- **TASK**
Retype only the lines from the one containing "Rebuild this chart" through the one containing "-73], [17, 71]];", both included, word for word. Pictures stay out of the copy.

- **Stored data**
/---
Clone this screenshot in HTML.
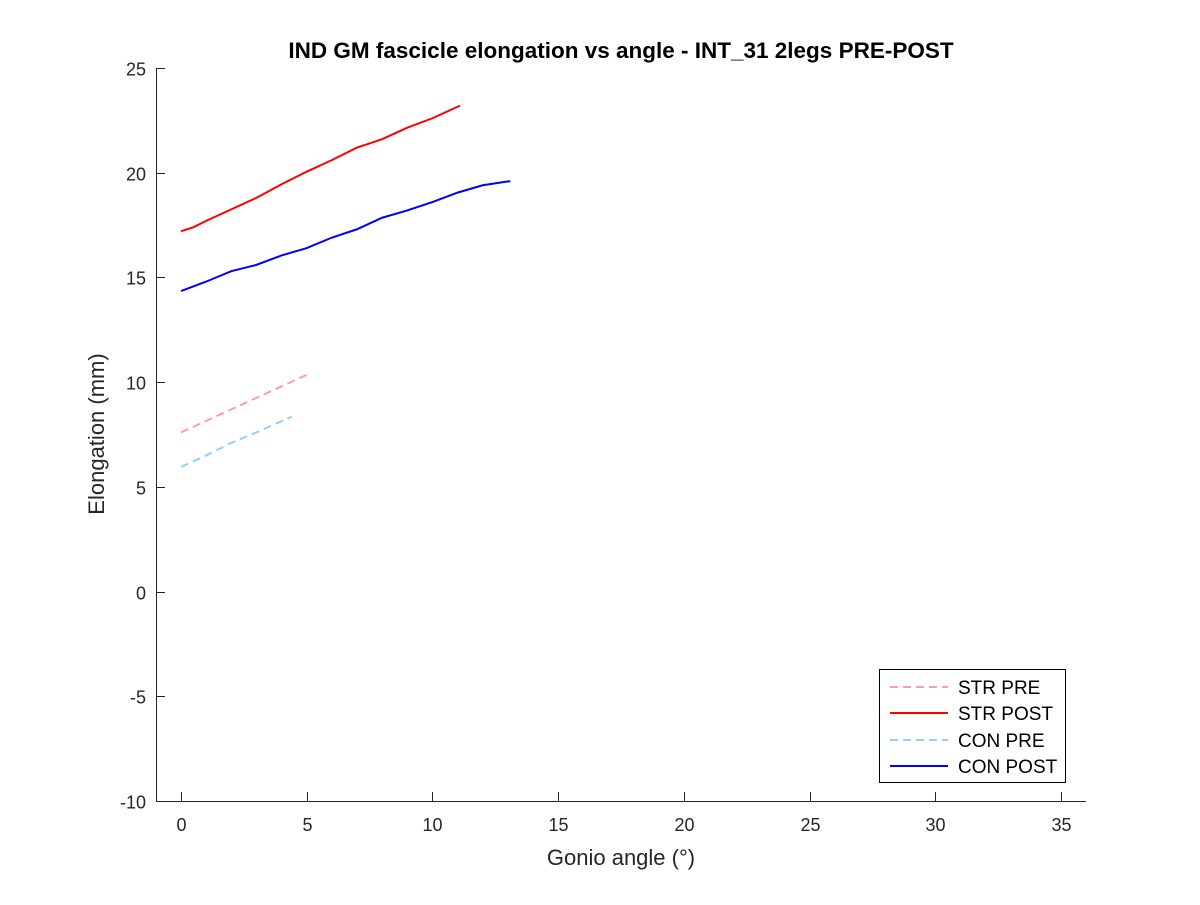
<!DOCTYPE html>
<html><head><meta charset="utf-8"><style>
body{margin:0;background:#fff;}
svg{font-family:"Liberation Sans",Arial,sans-serif;}
</style></head><body>
<svg id="chart" width="1200" height="900" xmlns="http://www.w3.org/2000/svg">
<rect width="1200" height="900" fill="#fff"/>
<text x="621" y="58" text-anchor="middle" font-size="22.5" font-weight="bold" fill="#000">IND GM fascicle elongation vs angle - INT_31 2legs PRE-POST</text>
<text x="621" y="865" text-anchor="middle" font-size="22" fill="#262626">Gonio angle (°)</text>
<text transform="translate(104,434) rotate(-90)" text-anchor="middle" font-size="22" fill="#262626">Elongation (mm)</text>
<g id="axes"></g>
<g id="series"></g>
<g>
<rect x="879.5" y="669.5" width="186" height="113" fill="#fff" stroke="#000" stroke-width="1"/>
<line x1="890" y1="687" x2="948" y2="687" stroke="#ff99bb" stroke-width="2" stroke-dasharray="8,5"/>
<text x="958" y="694" font-size="19" fill="#000">STR PRE</text>
<line x1="890" y1="713" x2="948" y2="713" stroke="#ff0000" stroke-width="2"/>
<text x="958" y="720" font-size="19" fill="#000">STR POST</text>
<line x1="890" y1="740" x2="948" y2="740" stroke="#99ccff" stroke-width="2" stroke-dasharray="8,5"/>
<text x="958" y="747" font-size="19" fill="#000">CON PRE</text>
<line x1="890" y1="766" x2="948" y2="766" stroke="#0000ff" stroke-width="2"/>
<text x="958" y="773" font-size="19" fill="#000">CON POST</text>
</g>
</svg>
<script>
const xTicks=[0,5,10,15,20,25,30,35];
const yTicks=[-10,-5,0,5,10,15,20,25];
const strPreX=[0,1,2,3,4,5];
const strPreY=[7.6,8.15,8.7,9.25,9.8,10.35];
const strPostX=[0,0.5,1,2,3,4,5,6,7,7.5,8,9,10,11,11.1];
const strPostY=[17.2,17.4,17.7,18.25,18.8,19.45,20.05,20.6,21.2,21.4,21.6,22.15,22.6,23.15,23.2];
const conPreX=[0,1,2,3,4.4];
const conPreY=[5.95,6.5,7.1,7.6,8.35];
const conPostX=[0,1,2,3,4,5,6,7,8,9,10,11,12,13.1];
const conPostY=[14.35,14.8,15.3,15.6,16.05,16.4,16.9,17.3,17.85,18.2,18.6,19.05,19.4,19.6];
const NS="http://www.w3.org/2000/svg";
const xs=v=>181+v*(1061-181)/35;
const ys=v=>801-(v+10)*(801-68)/35;
const ax=document.getElementById('axes');
function mk(t,a,p){const e=document.createElementNS(NS,t);for(const k in a)e.setAttribute(k,a[k]);p.appendChild(e);return e;}
const L=156,R=1086,T=68,B=801;
let l=mk('line',{x1:L,y1:B+0.5,x2:R,y2:B+0.5,stroke:'#262626','stroke-width':1},ax);


l=mk('line',{x1:L+0.5,y1:T,x2:L+0.5,y2:B,stroke:'#262626','stroke-width':1},ax);


xTicks.forEach(v=>{const x=Math.round(xs(v))+0.5;
mk('line',{x1:x,y1:B,x2:x,y2:B-9,stroke:'#262626'},ax);
const t=mk('text',{x:x,y:B+30,'text-anchor':'middle','font-size':18,fill:'#262626'},ax);t.textContent=v;

});
yTicks.forEach(v=>{const y=Math.round(ys(v))+0.5;
mk('line',{x1:L,y1:y,x2:L+9,y2:y,stroke:'#262626'},ax);
const t=mk('text',{x:L-10,y:y+7,'text-anchor':'end','font-size':18,fill:'#262626'},ax);t.textContent=v;

});
const sg=document.getElementById('series');
function line(X,Y,c,d,n){const p=mk('polyline',{points:X.map((x,i)=>xs(x)+','+ys(Y[i])).join(' '),fill:'none',stroke:c,'stroke-width':2,'stroke-dasharray':d||'none'},sg);

}
line(strPreX,strPreY,'#ff99bb','8,5','line-str-pre');
line(strPostX,strPostY,'#ff0000',null,'line-str-post');
line(conPreX,conPreY,'#99ccff','8,5','line-con-pre');
line(conPostX,conPostY,'#0000ff',null,'line-con-post');
</script>
</body></html>
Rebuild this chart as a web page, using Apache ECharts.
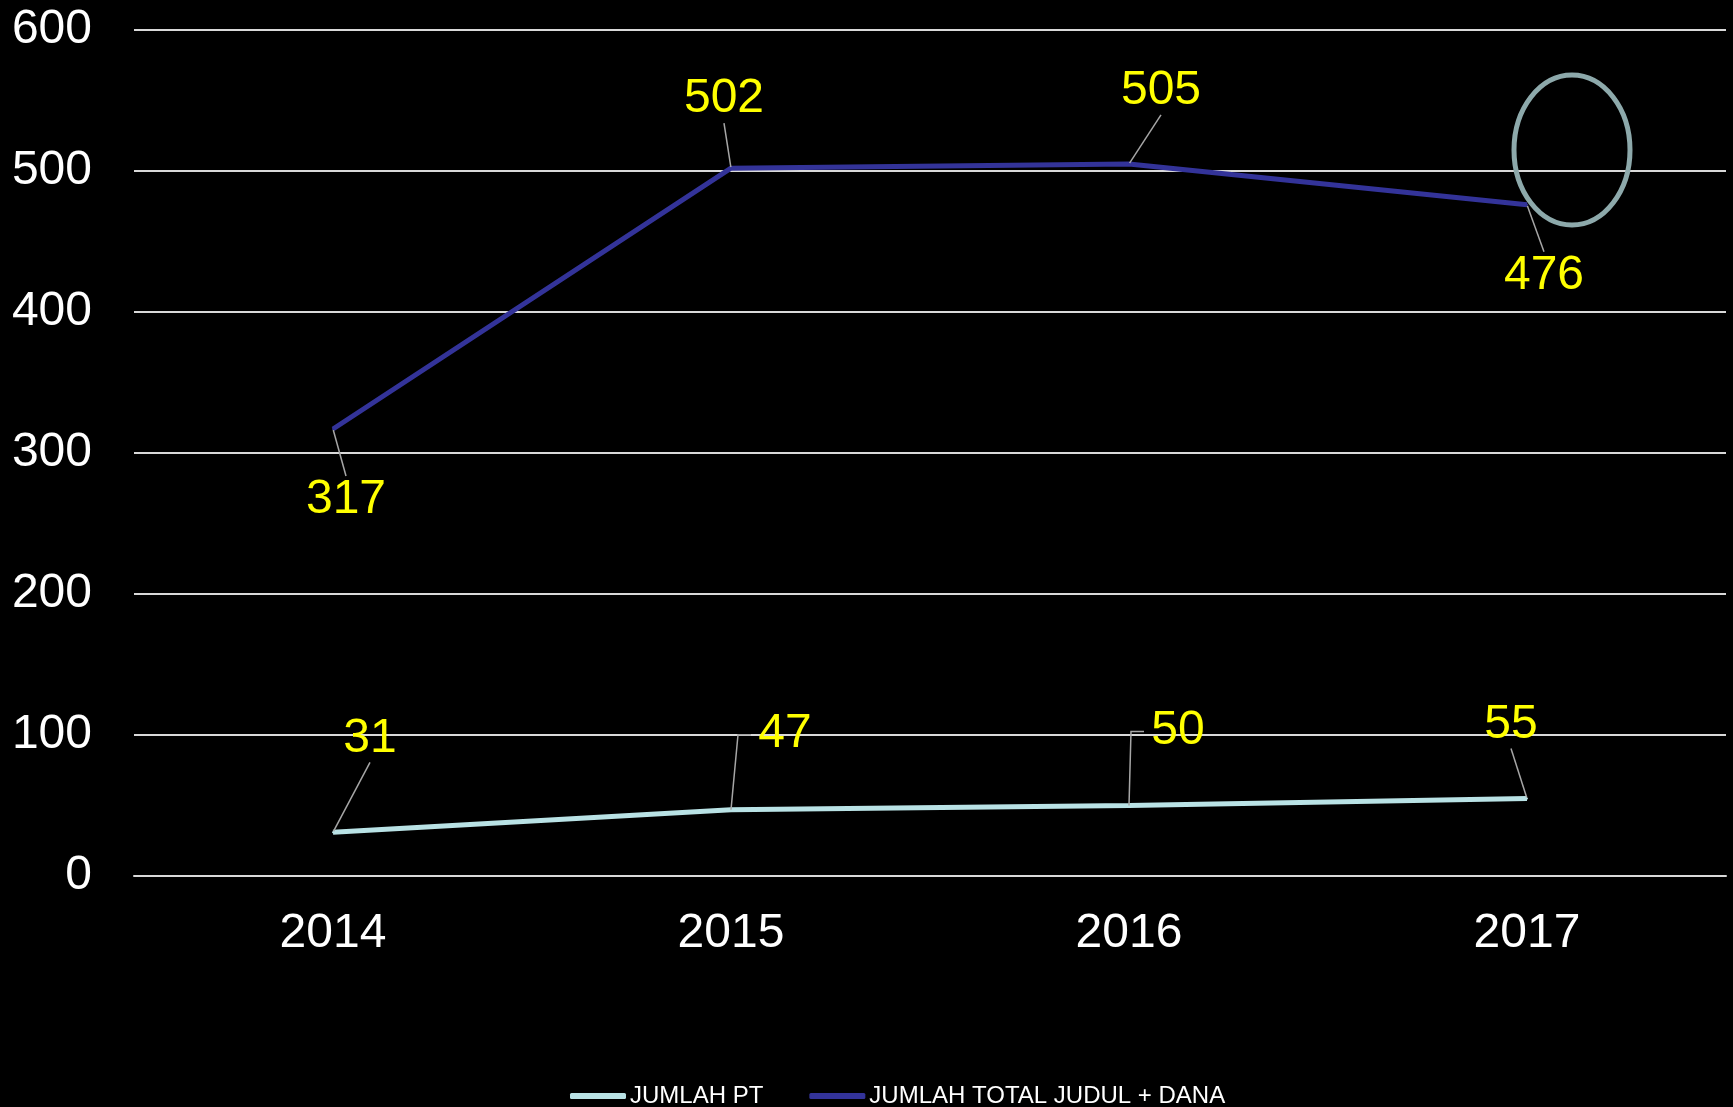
<!DOCTYPE html>
<html>
<head>
<meta charset="utf-8">
<style>
html,body{margin:0;padding:0;background:#000;}
#chart{width:1733px;height:1107px;}
</style>
<script src="https://cdn.jsdelivr.net/npm/echarts@6/dist/echarts.min.js"></script>
</head>
<body>
<div id="chart"></div>
<script>
const categories = ['2014', '2015', '2016', '2017'];
const jumlahPT = [31, 47, 50, 55];
const jumlahTotal = [317, 502, 505, 476];
const seriesNames = ['JUMLAH PT', 'JUMLAH TOTAL JUDUL + DANA'];

// label offsets (layout only)
const ptLabelOffsets = [[37, -94], [54, -76], [49, -75], [-16, -74]];
const ptElbowDx = [null, 7, 2, null];   // elbow-style leader lines (layout only)
const totalLabelOffsets = [[13, 71], [-7, -69], [32, -73], [17, 71]];

const chart = echarts.init(document.getElementById('chart'));
const font = '"Liberation Sans", Arial, sans-serif';

function labelCfg() {
  return {
    show: true,
    position: 'inside',
    color: '#FFFF00',
    fontSize: 48,
    fontFamily: font
  };
}

const ptData = jumlahPT.map((v, i) =>
  ptElbowDx[i] !== null ? { value: v, labelLine: { show: false } } : v);

const guideColor = '#A6A6A6';

chart.setOption({
  backgroundColor: '#000000',
  animation: false,
  grid: { left: 134, right: 7, top: 30, bottom: 231 },
  legend: {
    left: 565,
    top: 1079,
    itemWidth: 56,
    itemHeight: 6,
    itemGap: 46,
    icon: 'roundRect',
    textStyle: { color: '#FFFFFF', fontSize: 24, fontFamily: font, padding: [0, 0, 0, -1] },
    data: seriesNames
  },
  xAxis: {
    type: 'category',
    data: categories,
    boundaryGap: true,
    axisLine: { show: true, lineStyle: { color: '#D9D9D9', width: 2 } },
    axisTick: { show: false },
    axisLabel: { color: '#FFFFFF', fontSize: 48, fontFamily: font, margin: 34 }
  },
  yAxis: {
    type: 'value',
    min: 0,
    max: 600,
    interval: 100,
    axisLine: { show: false },
    axisTick: { show: false },
    splitLine: { lineStyle: { color: '#D9D9D9', width: 2 } },
    axisLabel: { color: '#FFFFFF', fontSize: 48, fontFamily: font, margin: 42 }
  },
  series: [
    {
      name: seriesNames[0],
      type: 'line',
      data: ptData,
      symbol: 'circle',
      symbolSize: 2,
      itemStyle: { color: '#B9E2E5' },
      lineStyle: { color: '#B9E2E5', width: 5 },
      label: labelCfg(),
      labelLine: { show: true, lineStyle: { color: guideColor, width: 1.5 } },
      labelLayout: function (p) {
        const o = ptLabelOffsets[p.dataIndex];
        return { dx: o[0], dy: o[1] };
      },
      z: 3
    },
    {
      name: seriesNames[1],
      type: 'line',
      data: jumlahTotal,
      symbol: 'circle',
      symbolSize: 2,
      itemStyle: { color: '#333399' },
      lineStyle: { color: '#333399', width: 5 },
      label: labelCfg(),
      labelLine: { show: true, lineStyle: { color: guideColor, width: 1.5 } },
      labelLayout: function (p) {
        const o = totalLabelOffsets[p.dataIndex];
        return { dx: o[0], dy: o[1] };
      },
      z: 3
    }
  ]
});

// Elbow leader lines anchored to data points via the chart's own scales
const graphics = [{
  type: 'ellipse',
  shape: { cx: 1572, cy: 150, rx: 58, ry: 75 },
  style: { fill: 'none', stroke: '#8DA9AB', lineWidth: 5 },
  z: 10
}];
jumlahPT.forEach((v, i) => {
  if (ptElbowDx[i] === null) return;
  const p = chart.convertToPixel({ seriesIndex: 0 }, [i, v]);
  const ly = p[1] + ptLabelOffsets[i][1] + 1;
  const ex = p[0] + ptElbowDx[i];
  graphics.push({
    type: 'polyline',
    shape: { points: [[p[0], p[1]], [ex, ly], [ex + 13, ly]] },
    style: { fill: 'none', stroke: guideColor, lineWidth: 1.5 },
    z: 5
  });
});
chart.setOption({ graphic: graphics });
</script>
</body>
</html>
\---
- **FINAL ANSWER**
Rebuild this chart as a web page, using Apache ECharts.
<!DOCTYPE html>
<html>
<head>
<meta charset="utf-8">
<style>
html,body{margin:0;padding:0;background:#000;}
#chart{width:1733px;height:1107px;}
</style>
<script src="https://cdn.jsdelivr.net/npm/echarts@6/dist/echarts.min.js"></script>
</head>
<body>
<div id="chart"></div>
<script>
const categories = ['2014', '2015', '2016', '2017'];
const jumlahPT = [31, 47, 50, 55];
const jumlahTotal = [317, 502, 505, 476];
const seriesNames = ['JUMLAH PT', 'JUMLAH TOTAL JUDUL + DANA'];

// label offsets (layout only)
const ptLabelOffsets = [[37, -94], [54, -76], [49, -75], [-16, -74]];
const ptElbowDx = [null, 7, 2, null];   // elbow-style leader lines (layout only)
const totalLabelOffsets = [[13, 71], [-7, -69], [32, -73], [17, 71]];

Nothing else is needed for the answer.